Falta de comunicação
Sem nunca terem recebido qualquer comunicação da PF ou da Justiça Federal, Maria de Jesus e Ananias começaram uma peregrinação em busca do paradeiro de Isac, até descobrirem a Defensoria Pública da União. “Eles me disseram que Isac tinha direito a uma visita por mês, lá em Campo Grande. Preenchi um tanto de papel, um tanto de vez, mas nunca consegui ver o meu filho. Sempre alegavam que ele estava muito nervoso”, conta Maria de Jesus.
Assim como os demais presos na Hashtag, Isac foi colocado no Regime Disciplinar Diferenciado (veja O que diz a lei). “Ele ficou lá nove meses. Nesse tempo, só nos falamos duas vezes, por vídeo. Na primeira conversa, estava tranquilo, mas, na segunda, só disse que estavam acontecendo coisas ruins”, recorda-se a mãe. Ninguém também avisou que Isac foi levado de Campo Grande para outra cidade. “Soube por um acaso. Quando liguei para a DPU no Paraná, me disseram que o caso havia saído de lá e ido para Anápolis”, diz Maria de Jesus.

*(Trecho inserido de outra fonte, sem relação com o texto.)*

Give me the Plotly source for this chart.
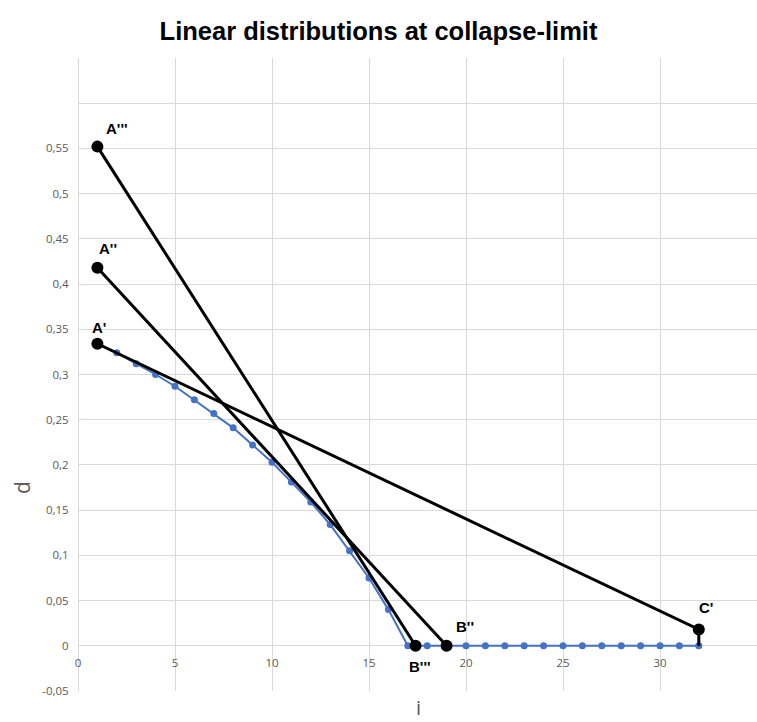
import plotly.graph_objects as go

# Distribution d over element index i (blue series)
i_vals = list(range(1, 33))
d_vals = [0.334, 0.324, 0.312, 0.300, 0.287, 0.272, 0.257, 0.241, 0.222, 0.203,
          0.181, 0.159, 0.134, 0.105, 0.075, 0.040, 0.0, 0.0, 0.0, 0.0,
          0.0, 0.0, 0.0, 0.0, 0.0, 0.0, 0.0, 0.0, 0.0, 0.0, 0.0, 0.0]

# Linear distributions (black lines)
line1_x = [1, 32, 32]          # A' -> C' -> down to axis
line1_y = [0.334, 0.018, 0.0]
line2_x = [1, 19]              # A'' -> B''
line2_y = [0.418, 0.0]
line3_x = [1, 17.4]            # A''' -> B'''
line3_y = [0.552, 0.0]

# Point labels: (text, x, y, xshift, yshift)
point_labels = [
    ("A'''", 1, 0.552, 20, 18),
    ("A''", 1, 0.418, 11, 19),
    ("A'", 1, 0.334, 2, 16),
    ("B''", 19, 0.0, 18, 19),
    ("B'''", 17.4, 0.0, 4, -21),
    ("C'", 32, 0.018, 7, 22),
]

# Axis ticks
x_tickvals = [0, 5, 10, 15, 20, 25, 30, 35]
y_tickvals = [-0.05, 0, 0.05, 0.1, 0.15, 0.2, 0.25, 0.3, 0.35, 0.4, 0.45, 0.5, 0.55, 0.6, 0.65]
y_ticktext = ["-0,05", "0", "0,05", "0,1", "0,15", "0,2", "0,25", "0,3", "0,35",
              "0,4", "0,45", "0,5", "0,55", "", ""]

Y_MIN, Y_MAX = -0.05, 0.65
BLUE = "#4472C4"
GRID = "#d9d9d9"
TICK_FONT = dict(family="Open Sans, Arial, sans-serif", size=11.5, color="#595959")

fig = go.Figure()

fig.add_trace(go.Scatter(
    x=i_vals, y=d_vals, mode="lines+markers",
    line=dict(color=BLUE, width=2),
    marker=dict(color=BLUE, size=7, opacity=1, line=dict(width=0)),
    showlegend=False,
))

for lx, ly, msizes in [
    (line1_x, line1_y, [12, 12, 0]),
    (line2_x, line2_y, [12, 12]),
    (line3_x, line3_y, [12, 12]),
]:
    fig.add_trace(go.Scatter(
        x=lx, y=ly, mode="lines+markers",
        line=dict(color="black", width=3),
        marker=dict(color="black", size=msizes, opacity=1, line=dict(width=0)),
        showlegend=False,
    ))

for text, x, y, xs, ys in point_labels:
    fig.add_annotation(
        x=x, y=y, text=f"<b>{text}</b>", showarrow=False,
        xshift=xs, yshift=ys,
        font=dict(family="Liberation Sans, Arial, sans-serif", size=15, color="black"),
    )

# Axis titles
fig.add_annotation(
    text="i", xref="paper", yref="paper", x=(418 - 78) / 679, y=-(707 - 691) / 633,
    xanchor="center", yanchor="middle", showarrow=False,
    font=dict(family="Open Sans, Arial, sans-serif", size=20, color="#595959"),
)
fig.add_annotation(
    text="d", xref="paper", yref="paper", x=(22 - 78) / 679, y=(691 - 488) / 633,
    xanchor="center", yanchor="middle",
    textangle=-90, showarrow=False,
    font=dict(family="Open Sans, Arial, sans-serif", size=21, color="#595959"),
)

fig.update_layout(
    width=757, height=722,
    margin=dict(l=78, r=0, t=58, b=31),
    paper_bgcolor="white", plot_bgcolor="white",
    separators=",.",
    title=dict(
        text="<b>Linear distributions at collapse-limit</b>",
        x=0.5, xanchor="center", y=1 - 31 / 722, yanchor="middle", yref="container",
        font=dict(family="Liberation Sans, Arial, sans-serif", size=25.5, color="black"),
    ),
    xaxis=dict(
        range=[0, 35], tickvals=x_tickvals,
        showgrid=True, gridcolor=GRID, gridwidth=1,
        zeroline=True, zerolinecolor=GRID, zerolinewidth=1,
        showline=False,
        anchor="free", position=(0 - Y_MIN) / (Y_MAX - Y_MIN),
        ticks="outside", ticklen=6, tickcolor="rgba(0,0,0,0)",
        tickfont=TICK_FONT,
    ),
    yaxis=dict(
        range=[Y_MIN, Y_MAX], tickvals=y_tickvals, ticktext=y_ticktext,
        showgrid=True, gridcolor=GRID, gridwidth=1,
        zeroline=True, zerolinecolor=GRID, zerolinewidth=1,
        showline=False,
        ticks="outside", ticklen=6, tickcolor="rgba(0,0,0,0)",
        tickfont=TICK_FONT,
    ),
)

fig.write_html("out.html")
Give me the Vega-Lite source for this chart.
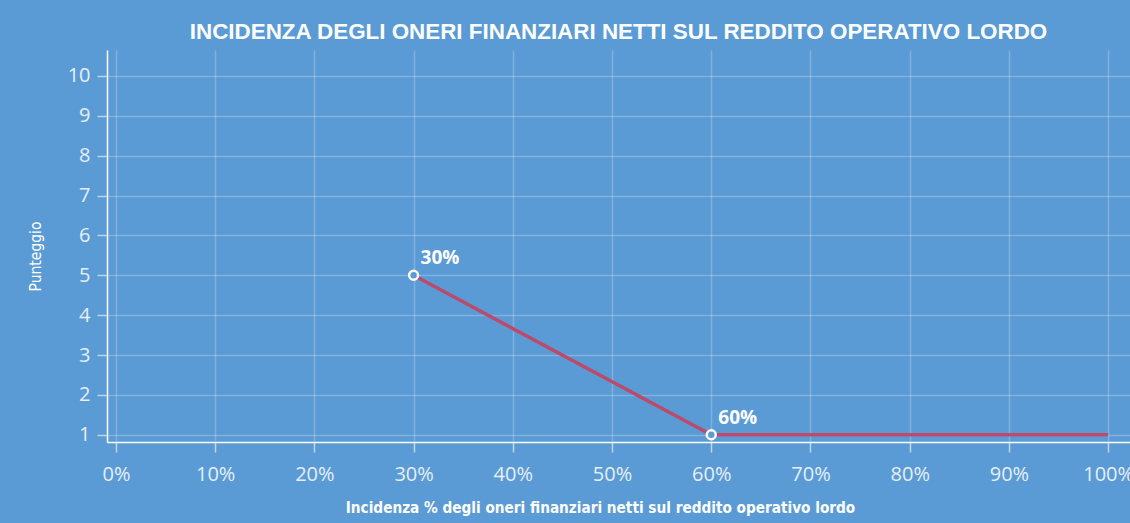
{
  "$schema": "https://vega.github.io/schema/vega-lite/v6.json",
  "autosize": {"type": "none"},
  "width": 1023,
  "height": 392,
  "padding": {"left": 107, "top": 50, "right": 0, "bottom": 81},
  "background": "#5B9BD5",
  "config": {
    "view": {"stroke": null},
    "font": "Liberation Sans"
  },
  "title": {
    "text": "INCIDENZA DEGLI ONERI FINANZIARI NETTI SUL REDDITO OPERATIVO LORDO",
    "color": "white",
    "font": "Liberation Sans",
    "fontSize": 22.4,
    "fontWeight": "bold",
    "anchor": "middle",
    "offset": 7
  },
  "data": {
    "values": [
      {"x": 30, "y": 5, "label": "30%", "marker": true},
      {"x": 60, "y": 1, "label": "60%", "marker": true},
      {"x": 100, "y": 1, "label": "", "marker": false}
    ]
  },
  "encoding": {
    "x": {
      "field": "x",
      "type": "quantitative",
      "scale": {"domain": [-0.9, 102.2], "nice": false, "zero": false},
      "axis": {
        "values": [0, 10, 20, 30, 40, 50, 60, 70, 80, 90, 100],
        "labelExpr": "datum.value + '%'",
        "title": "Incidenza % degli oneri finanziari netti sul reddito operativo lordo",
        "titleFont": "DejaVu Sans Condensed, Roboto Condensed, Roboto",
        "titleFontSize": 15.2,
        "titleFontWeight": "bold",
        "titleColor": "white",
        "titlePadding": 16,
        "titleX": 493,
        "labelFont": "Open Sans",
        "labelFontSize": 20,
        "labelColor": "#E6EEF8",
        "labelPadding": 12,
        "domainColor": "white",
        "domainWidth": 1.5,
        "tickColor": "white",
        "tickOpacity": 0.6,
        "tickSize": 10,
        "tickWidth": 1.5,
        "gridColor": "white",
        "gridOpacity": 0.22,
        "gridWidth": 1.5,
        "labelFlush": false
      }
    },
    "y": {
      "field": "y",
      "type": "quantitative",
      "scale": {"domain": [0.82, 10.65], "nice": false, "zero": false},
      "axis": {
        "values": [1, 2, 3, 4, 5, 6, 7, 8, 9, 10],
        "title": "Punteggio",
        "titleFont": "DejaVu Sans Condensed, Roboto Condensed, Roboto",
        "titleFontSize": 15.5,
        "titleFontWeight": "normal",
        "titleColor": "white",
        "titlePadding": 24,
        "titleY": 206,
        "labelFont": "Open Sans",
        "labelFontSize": 20,
        "labelColor": "#E6EEF8",
        "labelPadding": 7,
        "domainColor": "white",
        "domainWidth": 1.5,
        "tickColor": "white",
        "tickOpacity": 0.6,
        "tickSize": 10,
        "tickWidth": 1.5,
        "gridColor": "white",
        "gridOpacity": 0.22,
        "gridWidth": 1.5,
        "labelFlush": false
      }
    }
  },
  "layer": [
    {
      "mark": {"type": "line", "color": "#BC4A6B", "strokeWidth": 3.5}
    },
    {
      "transform": [{"filter": "datum.marker"}],
      "mark": {"type": "point", "shape": "circle", "filled": true, "fill": "#5B9BD5", "stroke": "white", "strokeWidth": 2.5, "size": 80, "opacity": 1}
    },
    {
      "transform": [{"filter": "datum.marker"}],
      "mark": {"type": "text", "align": "left", "baseline": "middle", "dx": 7, "dy": -17, "color": "white", "font": "Open Sans", "fontWeight": "bold", "fontSize": 19},
      "encoding": {"text": {"field": "label"}}
    }
  ]
}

A mulher foi a Anápolis há nove dias. Lá, contaram a ela que o filho estava na penitenciária de Aparecida de Goiânia (GO). “Mas me disseram que eu não poderia visitá-lo e que, em breve, ele seria transferido para Brasília, por ordem de um juiz”, concluiu a diarista. Na sexta-feira, ela esteve na Vara de Execuções Criminais de Brasília, mas também não teve informação sobre o filho. O mistério continuava ontem.
Só um seguidor do islã
No pedido pela renovação da prisão preventiva dos acusados, aceito por um juiz federal, dois delegados destacaram que, sobre Isac, valia destacar, naquele momento, “aspectos da sua personalidade que comprovam sua tendência à prática de crimes violentos”. Porém, como destacam os policiais, não foi apreendido computador na casa do suspeito, nem celular, pois ele não tinha esses.
Nomeado advogado de Isac pelo juiz federal responsável pelo caso, Constantino Lopes garante ter feito uma “excelente defesa”. “Não há prova contra ele. O réu é só um seguidor do islã. É uma questão de opção religiosa”, destaca. O processo aguarda a sentença do magistrado, o que não tem prazo.